Cases of sexual abuse of Catholic nuns by priests in Myanmar that have been covered up for decades with victims choosing not to report the crime in the country's culturally closed society are just starting to come to light, a spokesman for the Catholic Bishops' Conference of Myanmar.
A significant number of cases have been uncovered, said Rev. Soe Naing, the organization's information office. We have learned of a couple of cases after 10 years and 15 years.
He did not provide any details about the two cases or about any other reports of abuse.
Like the cases around the world, there are allegations that senior leaders in the Church protected those who committed the abuse, he told RFA's Myanmar Service.
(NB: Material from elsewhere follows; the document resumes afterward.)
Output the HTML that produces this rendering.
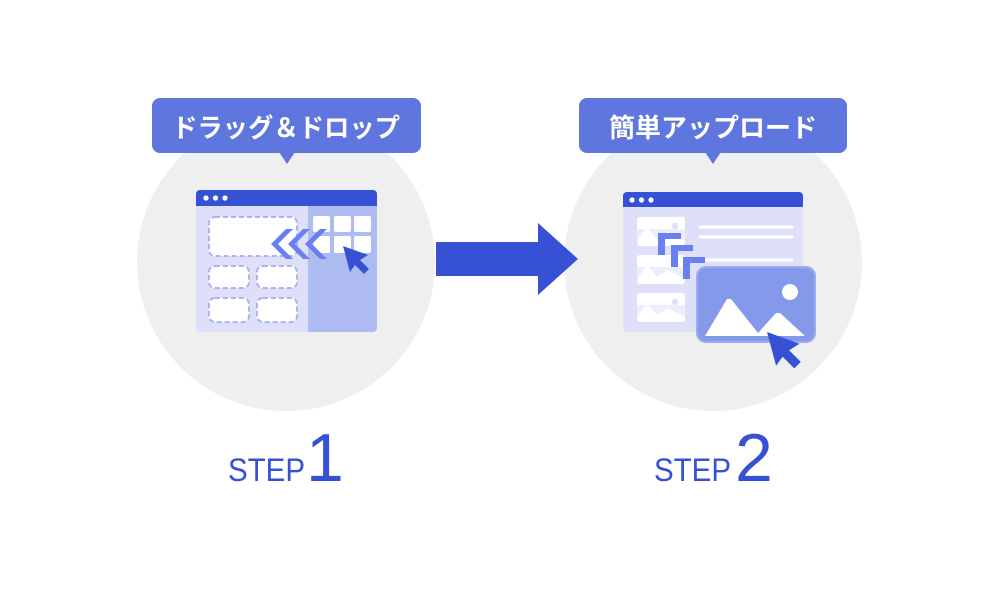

Past mistakes were remedied with a pledge to reform.
The priest also acknowledged that some accusations of sexual abuse have been difficult to investigate.
We have experienced shortcomings in handling the issue, he said. There's a lack of knowledge in Myanmar about how to address the issue.
Some cases were resolved using old methods, but now the Church has issued instructions about how to address the issue, and we must follow a zero-tolerance policy and take action against those responsible, he said.
Soe Naing said that the Catholic Church in Myanmar is now addressing all form of abuse.
We were instructed to draft a child protection policy not just for children but also for vulnerable adults in Myanmar, he said. We now have ways to protect them.
In recent years, there have been guidelines for addressing the abuse, he said. The Pope himself will instruct senior Church leaders around the world about maintaining a child protection policy during a four-day event that begins on Feb. 24.
Women in general remain unequal to men by way of tradition, custom, and religion in conservative Buddhist-majority Myanmar, as they are in many other Asian countries. As a result, many women who are abused refrain from speaking out or challenging authority.
The nuns' silence also underscores their second-class status in the Roman Catholic Church, not only in Myanmar, but also elsewhere around the world. Some fear they will not be believed or that they themselves will be punished.
But the #MeToo movement and disclosures of widespread sexual abuse among priests in other countries has emboldened some nuns to speak out about the unwanted touching and kissing, and in some cases rape, that they have endured.
Church's 'culture of silence'
The Associated Press, a U.S. news agency, has reported on instances of priests and bishops abusing nuns in Europe, Africa, South America, and Asia, underlining how sisters have been mistreated with near impunity because of the Catholic Church's power imbalance between female and male clergy.
The reports indicated that the Vatican knew about problem of priests abusing nuns for decades, but did hardly anything to address it or to hold perpetrators accountable.
In November, the Rome-based International Union of Superiors General, which represents more than half a million nuns globally, issued a declaration condemning the verbal, emotional, and sexual abuse of nuns and pledging to help those who had been victimized seek justice.
We condemn those who support the culture of silence and secrecy, often under the guise of 'protection' of an institution's reputation or naming it 'part of one's culture,' the statement said. We advocate for transparent civil and criminal reporting of abuse whether within religious congregations, at the parish or diocesan levels, or in any public arena.
The AP published a report on Wednesday detailing the sexual assault and abuse of nuns in the Catholic Church in Kerala, India, with some cases dating to the 1990s.
It cites the account of a senior nun who defied the culture of silence and accused an influential Catholic bishop of raping her 13 times during a two-year period.
When the bishop denounced the allegation and claimed the nun was blackmailing him, other sisters held public protests calling for his arrest. He was jailed for more than three weeks in October before being released on bail.